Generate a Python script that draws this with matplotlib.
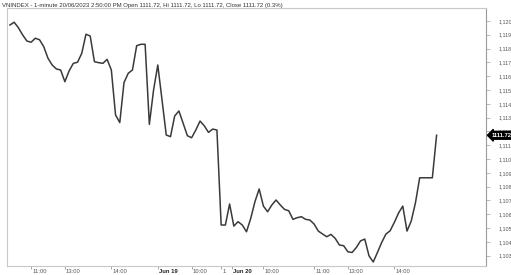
import matplotlib
matplotlib.use("Agg")
import matplotlib.pyplot as plt
import matplotlib.transforms as mtransforms

plt.rcParams["font.family"] = ["Liberation Sans", "DejaVu Sans"]

# ── DATA ──
TITLE = ("VNINDEX - 1-minute 20/06/2023 2:50:00 PM Open 1111.72, Hi 1111.72, "
         "Lo 1111.72, Close 1111.72 (0.3%)")

closes = [
    1119.71, 1119.91, 1119.51, 1118.99, 1118.55, 1118.46, 1118.75, 1118.64,
    1118.14, 1117.30, 1116.81, 1116.52, 1116.45, 1115.60, 1116.38, 1116.93,
    1117.01, 1117.66, 1119.04, 1118.91, 1117.05, 1116.98, 1116.93, 1117.22,
    1116.45, 1113.19, 1112.64, 1115.54, 1116.21, 1116.45, 1118.21, 1118.31,
    1118.31, 1112.51, 1115.00, 1116.81, 1114.28, 1111.74, 1111.62, 1113.12,
    1113.48, 1112.59, 1111.69, 1111.54, 1112.10, 1112.75, 1112.41, 1111.93,
    1112.17, 1112.10, 1105.22, 1105.22, 1106.74, 1105.14, 1105.46, 1105.22,
    1104.73, 1105.70, 1106.91, 1107.83, 1106.59, 1106.18, 1106.67, 1107.03,
    1106.67, 1106.35, 1106.25, 1105.63, 1105.75, 1105.82, 1105.63, 1105.58,
    1105.29, 1104.78, 1104.57, 1104.37, 1104.54, 1104.25, 1103.77, 1103.72,
    1103.28, 1103.23, 1103.59, 1104.07, 1104.20, 1102.99, 1102.54, 1103.23,
    1103.95, 1104.56, 1104.80, 1105.41, 1106.09, 1106.59, 1104.78, 1105.51,
    1106.83, 1108.64, 1108.64, 1108.64, 1108.64, 1111.72,
]
last_close = 1111.72

time_ticks = [5, 13, 24, 43, 50, 60, 72, 80, 91]
time_labels = ["11:00", "13:00", "14:00", "10:00", "1", "10:00", "11:00", "13:00", "14:00"]
day_ticks = [35, 52.5]
day_labels = ["Jun 19", "Jun 20"]

price_ticks = list(range(1103, 1121))
price_labels = [f"1,{p - 1000:03d}" for p in price_ticks]

# ── PLOT ──
fig = plt.figure(figsize=(5.11, 2.75), dpi=100)
ax = fig.add_axes([7 / 511, 9 / 275, 479 / 511, 258 / 275])

ax.plot(range(len(closes)), closes, color="#3a3a3a", linewidth=1.1, solid_joinstyle="round")

ax.set_xlim(-0.7, 112.7)
ax.set_ylim(1102.25, 1120.94)

for side in ["left", "top", "bottom"]:
    ax.spines[side].set_color("#c8c8c8")
    ax.spines[side].set_linewidth(0.8)
ax.spines["right"].set_color("#9a9a9a")
ax.spines["right"].set_linewidth(0.8)

ax.yaxis.tick_right()
ax.set_yticks(price_ticks)
ax.set_yticklabels(price_labels)
ax.tick_params(axis="y", length=3, width=0.6, color="#b0b0b0", pad=6,
               labelsize=3.9, labelcolor="#555555")

ax.set_xticks(time_ticks + day_ticks)
ax.set_xticklabels(time_labels + day_labels, ha="left")
ax.tick_params(axis="x", length=2, width=0.6, color="#999999", pad=0.5,
               labelsize=4.2, labelcolor="#555555")
for lbl in ax.get_xticklabels():
    if lbl.get_text().startswith("Jun"):
        lbl.set_fontweight("bold")
        lbl.set_color("#222222")
offset = mtransforms.ScaledTranslation(1 / 100, 0, fig.dpi_scale_trans)
for lbl in ax.get_xticklabels():
    lbl.set_transform(lbl.get_transform() + offset)

# last price tag on the right axis
tag_trans = mtransforms.blended_transform_factory(ax.transAxes, ax.transData)
ax.text(1.012, last_close, f"{last_close:.2f}", transform=tag_trans,
        fontsize=4.2, color="white", va="center", ha="left", fontweight="bold",
        bbox=dict(boxstyle="larrow,pad=0.25", fc="black", ec="black"), clip_on=False)

fig.text(2 / 511, 1 - 5 / 275, TITLE, fontsize=4.3, color="#333333", va="center", ha="left")

fig.savefig("out.png", dpi=100)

....................

* SHORT EXERCISE: Leave the pictures out, and print every line of the listing exactly as written.

* RESULT OF THIS EXERCISE:
Generate a Python script that draws this with matplotlib.
import matplotlib
matplotlib.use("Agg")
import matplotlib.pyplot as plt
import matplotlib.transforms as mtransforms

plt.rcParams["font.family"] = ["Liberation Sans", "DejaVu Sans"]

# ── DATA ──
TITLE = ("VNINDEX - 1-minute 20/06/2023 2:50:00 PM Open 1111.72, Hi 1111.72, "
         "Lo 1111.72, Close 1111.72 (0.3%)")

closes = [
    1119.71, 1119.91, 1119.51, 1118.99, 1118.55, 1118.46, 1118.75, 1118.64,
    1118.14, 1117.30, 1116.81, 1116.52, 1116.45, 1115.60, 1116.38, 1116.93,
    1117.01, 1117.66, 1119.04, 1118.91, 1117.05, 1116.98, 1116.93, 1117.22,
    1116.45, 1113.19, 1112.64, 1115.54, 1116.21, 1116.45, 1118.21, 1118.31,
    1118.31, 1112.51, 1115.00, 1116.81, 1114.28, 1111.74, 1111.62, 1113.12,
    1113.48, 1112.59, 1111.69, 1111.54, 1112.10, 1112.75, 1112.41, 1111.93,
    1112.17, 1112.10, 1105.22, 1105.22, 1106.74, 1105.14, 1105.46, 1105.22,
    1104.73, 1105.70, 1106.91, 1107.83, 1106.59, 1106.18, 1106.67, 1107.03,
    1106.67, 1106.35, 1106.25, 1105.63, 1105.75, 1105.82, 1105.63, 1105.58,
    1105.29, 1104.78, 1104.57, 1104.37, 1104.54, 1104.25, 1103.77, 1103.72,
    1103.28, 1103.23, 1103.59, 1104.07, 1104.20, 1102.99, 1102.54, 1103.23,
    1103.95, 1104.56, 1104.80, 1105.41, 1106.09, 1106.59, 1104.78, 1105.51,
    1106.83, 1108.64, 1108.64, 1108.64, 1108.64, 1111.72,
]
last_close = 1111.72

time_ticks = [5, 13, 24, 43, 50, 60, 72, 80, 91]
time_labels = ["11:00", "13:00", "14:00", "10:00", "1", "10:00", "11:00", "13:00", "14:00"]
day_ticks = [35, 52.5]
day_labels = ["Jun 19", "Jun 20"]

price_ticks = list(range(1103, 1121))
price_labels = [f"1,{p - 1000:03d}" for p in price_ticks]

# ── PLOT ──
fig = plt.figure(figsize=(5.11, 2.75), dpi=100)
ax = fig.add_axes([7 / 511, 9 / 275, 479 / 511, 258 / 275])

ax.plot(range(len(closes)), closes, color="#3a3a3a", linewidth=1.1, solid_joinstyle="round")

ax.set_xlim(-0.7, 112.7)
ax.set_ylim(1102.25, 1120.94)

for side in ["left", "top", "bottom"]:
    ax.spines[side].set_color("#c8c8c8")
    ax.spines[side].set_linewidth(0.8)
ax.spines["right"].set_color("#9a9a9a")
ax.spines["right"].set_linewidth(0.8)

ax.yaxis.tick_right()
ax.set_yticks(price_ticks)
ax.set_yticklabels(price_labels)
ax.tick_params(axis="y", length=3, width=0.6, color="#b0b0b0", pad=6,
               labelsize=3.9, labelcolor="#555555")

ax.set_xticks(time_ticks + day_ticks)
ax.set_xticklabels(time_labels + day_labels, ha="left")
ax.tick_params(axis="x", length=2, width=0.6, color="#999999", pad=0.5,
               labelsize=4.2, labelcolor="#555555")
for lbl in ax.get_xticklabels():
    if lbl.get_text().startswith("Jun"):
        lbl.set_fontweight("bold")
        lbl.set_color("#222222")
offset = mtransforms.ScaledTranslation(1 / 100, 0, fig.dpi_scale_trans)
for lbl in ax.get_xticklabels():
    lbl.set_transform(lbl.get_transform() + offset)

# last price tag on the right axis
tag_trans = mtransforms.blended_transform_factory(ax.transAxes, ax.transData)
ax.text(1.012, last_close, f"{last_close:.2f}", transform=tag_trans,
        fontsize=4.2, color="white", va="center", ha="left", fontweight="bold",
        bbox=dict(boxstyle="larrow,pad=0.25", fc="black", ec="black"), clip_on=False)

fig.text(2 / 511, 1 - 5 / 275, TITLE, fontsize=4.3, color="#333333", va="center", ha="left")

fig.savefig("out.png", dpi=100)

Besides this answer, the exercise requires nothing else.